How Tom Colicchio Plans To End Hunger In The U.S.

by Natasha Wolff | January 18, 2013 12:00 am

He might be known for his no-nonsense attitude as a judge on Top Chef, but Tom Colicchio has a softer side. In his new documentary film, A Place at the Table, viewers might be surprised to learn about a growing issue that faces the country today: 50 million people in the U.S.—one in four children—don’t know where their next meal is coming from. Food insecurity, as the phenomenon is referred to, is a problem that many might not be aware of, but has potentially devastating economic and health repercussions. Colicchio, who serves as executive producer on the film, talked to DuJour about his personal ties to the issue and how he hopes the film will raise awareness and help eradicate hunger in America forever.
What does food mean to you?
It’s my livelihood so it’s obviously very important [laughs].  Listen, I live comfortably and my children eat really well but I’m still not comfortable with the fact that 50 million Americans struggle to put food on the table. No matter  how good I have it, I don’t believe we have it good. And I think that our country is only as strong as its weakest citizens – not its strongest.

Lori Silverbush

How did you become involved with this film?
I’ve always been aware that there are issues of hunger in this country and my wife Lori Silverbush, [pictured left, one of the directors of the film along with Kristi Jacobson, pictured below] was mentoring a young woman who was often hungry and clearly food insecure. We tried to help the best we could, but Lori just came home one day and said, “You know what? I want to make a film about hunger,” and that was it.

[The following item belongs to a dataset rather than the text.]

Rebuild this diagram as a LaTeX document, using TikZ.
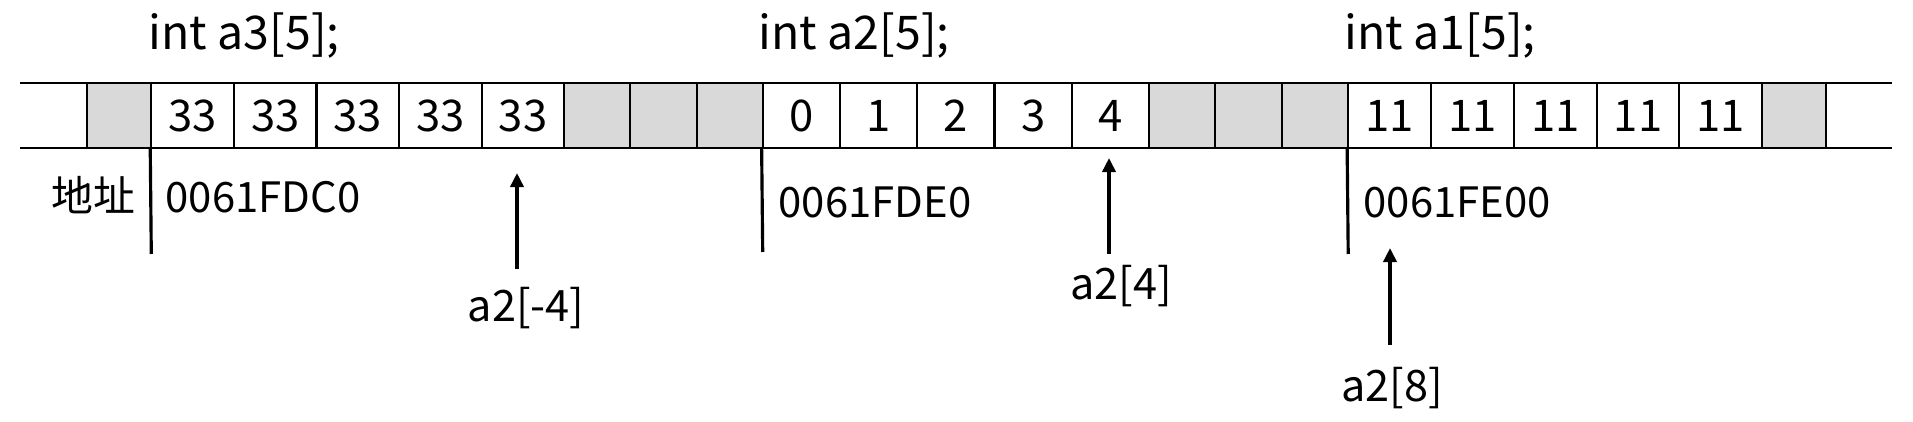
\documentclass[tikz,border=0pt]{standalone}
\usepackage{fontspec}
\setmainfont{Noto Sans CJK SC}
\usetikzlibrary{arrows.meta}
\definecolor{padgray}{RGB}{217,217,217}
\tikzset{
  cellbox/.style={draw=black, line width=0.6pt, inner sep=0pt, minimum height=0.65cm,
    font=\fontsize{12.4}{14}\selectfont},
  padbox/.style={cellbox, fill=padgray},
  title/.style={anchor=base west, inner sep=0pt, font=\fontsize{13.2}{15}\selectfont},
  addr/.style={anchor=base west, inner sep=0pt, font=\fontsize{11.9}{14}\selectfont},
  lab/.style={anchor=base, inner sep=0pt, font=\fontsize{12.3}{14}\selectfont},
  rail/.style={line width=0.7pt},
  lead/.style={line width=0.9pt},
  ptr/.style={line width=1pt, -{Triangle[length=0.14cm,width=0.13cm]}},
}
\newcommand\mcell[5]{\node[#5, minimum width={(#2-#1)*0.01cm}] (#3) at ({(#1+#2)/2},115.5) {#4};}
\begin{document}
\begin{tikzpicture}[x=0.01cm,y=-0.01cm]
\path[use as bounding box] (0,0) rectangle (1913,422);
% padding cells
\mcell{86.6}{151.3}{g1}{}{padbox}
\mcell{564.3}{630.4}{g2}{}{padbox}
\mcell{630.4}{696.6}{g3}{}{padbox}
\mcell{696.6}{762.7}{g4}{}{padbox}
\mcell{1149}{1215.4}{g5}{}{padbox}
\mcell{1215.4}{1281.8}{g6}{}{padbox}
\mcell{1281.8}{1348.2}{g7}{}{padbox}
\mcell{1762.2}{1826}{g8}{}{padbox}
% array cells
\foreach \i in {1,...,5}{
  \pgfmathsetmacro\xa{151.3+(\i-1)*82.6}\pgfmathsetmacro\xb{\xa+82.6}
  \mcell{\xa}{\xb}{a3c\i}{33}{cellbox}
  \pgfmathsetmacro\xa{762.7+(\i-1)*77.26}\pgfmathsetmacro\xb{\xa+77.26}
  \pgfmathtruncatemacro\v{\i-1}
  \mcell{\xa}{\xb}{a2c\i}{\v}{cellbox}
  \pgfmathsetmacro\xa{1348.2+(\i-1)*82.8}\pgfmathsetmacro\xb{\xa+82.8}
  \mcell{\xa}{\xb}{a1c\i}{11}{cellbox}
}
% rails
\coordinate (railTL) at (20,83);
\coordinate (railTR) at (1892,83);
\coordinate (railBL) at (20,148);
\coordinate (railBR) at (1892,148);
\draw[rail] (railTL) -- (railTR);
\draw[rail] (railBL) -- (railBR);
% titles
\node[title] (t3) at (148,50) {int a3[5];};
\node[title] (t2) at (758,50) {int a2[5];};
\node[title] (t1) at (1344,50) {int a1[5];};
% address leads
\coordinate (lead3) at (151.3,254);
\coordinate (lead2) at (762.7,252);
\coordinate (lead1) at (1348.2,254);
\draw[lead] (a3c1.south west) -- (lead3);
\draw[lead] (a2c1.south west) -- (lead2);
\draw[lead] (a1c1.south west) -- (lead1);
\node[addr] (addrlbl) at (51,212) {地址};
\node[addr] (ad3) at (165,213) {0061FDC0};
\node[addr] (ad2) at (778,218) {0061FDE0};
\node[addr] (ad1) at (1363,218) {0061FE00};
% pointers
\coordinate (tipm4) at (517,173);
\coordinate (tailm4) at (517,269);
\coordinate (tip4) at (1109,158);
\coordinate (tail4) at (1109,254);
\coordinate (tip8) at (1390,248);
\coordinate (tail8) at (1390,345);
\draw[ptr] (tailm4) -- (tipm4);
\draw[ptr] (tail4) -- (tip4);
\draw[ptr] (tail8) -- (tip8);
\node[lab] (lm4) at (526,322) {a2[-4]};
\node[lab] (l4) at (1121,300) {a2[4]};
\node[lab] (l8) at (1392,402) {a2[8]};
\end{tikzpicture}
\end{document}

School cafeterias feature prominently in the film. How did your own cafeteria experience shape your career?
There’s a great scene in the film when Miss Cherry [a school teacher in Mississippi who brings fruits into the classroom to teach her students about the benefits of healthy food since many don’t have access to fruits or vegetables in their communities] is teaching. She took it upon herself and said, “I’m going to go and teach this.” It’s really great. My mother managed the school cafeteria where I went to school, and when it came time for her to retire she said, “I’m not ready because I know a lot of the kids who are coming into my lunchroom for breakfast and lunch. This is the only meal they’re getting all day, and I want to make sure they’re getting something that’s healthy.” That just floored me, because I never thought about what my mother did in terms of taking care of people in a school cafeteria.

Kristi Jacobson

Hunger and malnutrition can have severe health issues. What are some of the repercussions of letting this go untreated?
If you look at it in terms of being fiscally responsible, I think it’s important that we feed people healthy food. Right now it costs us $113 billion a year in health care costs associated with things like obesity and heart disease, which  are associated with hunger and malnutrition. The total cost to the economy is $167 billion per year when you factor in loss of productivity and things like that. So it actually makes sense to spend $40 billion a year to fix a $167 billion problem.
What is one thing that viewers can do to help solve the issue?
Engage politically. As Congressman Jim McGovern points out in the film, hunger is a political condition. I was with Marion Nestle (a leader in nutrition policy) about a month or so ago. When she is on the Hill lobbying and she mentions the food movement, they laugh at her. They say, “Well, no one is coming here and talking about it; therefore it doesn’t exist.” But the idea that an individual doesn’t have a role in government is a falsehood, so it’s important to engage politically. Call your representative or senator, and let them know that these particular issues are very important.